Crème Anglaise, literally translated as "English cream" is a French (!) dessert sauce (liquid custard) with vanilla flavour. Why it is called Crème Anglaise - I have no idea! This sauce is classicly used in a French classic dessert called îles flottantes (floating islands), but it is also frequently served along with cakes and pastries. It can also used as a base for ice cream or crème patissère or as a sauce for some dry cakes, dark chocolate cakes etc.

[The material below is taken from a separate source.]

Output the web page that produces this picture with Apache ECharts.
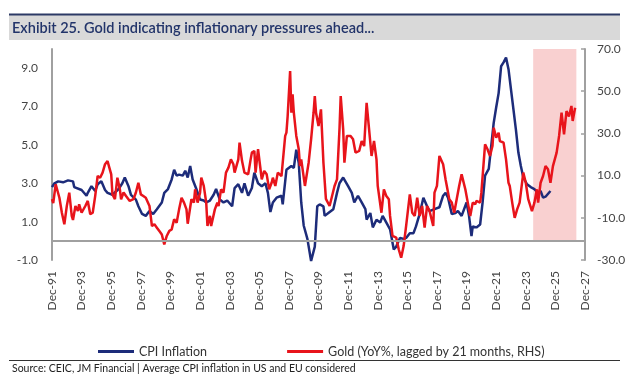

This sauce is easy to make at home. So why get one from the shelf of a supermarket when you can easily make a delicious one without preservatives or coloring?

Crème Anglaise
  • 1 litre full cream milk (or semi-skim milk)
  • ½ vanilla bean pod
  • 8 egg yolks
  • 150 g sugar
creme anglaise
  1. Slit open the vanilla bean pod and remove the seeds. Put both seeds and vanilla pod in the milk and bring it to a boil. Turn off heat. Cover and let the vanilla bean infuse in the milk for 20 minutes to ½ hour.
  2. In the meantime, whisk egg yolks and sugar together until it is creamy.
  3. Remove the vanilla bean pod from the milk.
  4. Pour the hot milk into the egg mixture a little by little while whisking continuously to avoid curdling. And then stir in the rest of the milk until the mixture is well combined.
  5. Transfer the whole mixture into a pot and heat it under medium fire. Stir it constantly with the wooden spoon or spatula scraping the sides and bottom until the foams disappear (critical stage).
  6. Once the foams disappear, watch out carefully. The creme anglais will be done in about 2 minutes. The mixture will start to feel slightly thicker (not liquid like water). Stop once the mixture coats the back of your wooden spoon or spatula.
  7. Remove from heat and transfer the crème anglais into a big serving bowl to let it cool.
  8. Let it chill in the refrigerator until it is ready to be served.
  9. The crème anglaise can be eaten as it is or compliment as sauce to cakes or other type of desserts.
creme anglaisecreme anglaise
The Verdict

This is a great way of enjoying vanilla, as the flavor stands alone in giving taste to this sauce. This is a dish where a real vanilla pod will clearly make a big difference against artificial vanilla flavoring. This traditionnaly is great along with a strong chocolate cake, something with raspeberries or a cake too dry to eat without some sauce.


The sweetness of this version is just right and to our liking. However, if you like it sweeter or serve it with something light in sugar, you can probably increase the sugar amount a bit.

Don't throw away the vanilla pod after removing it from the milk. Dry it and store it in a container with some sugar to get natural vanilla flavoured sugar.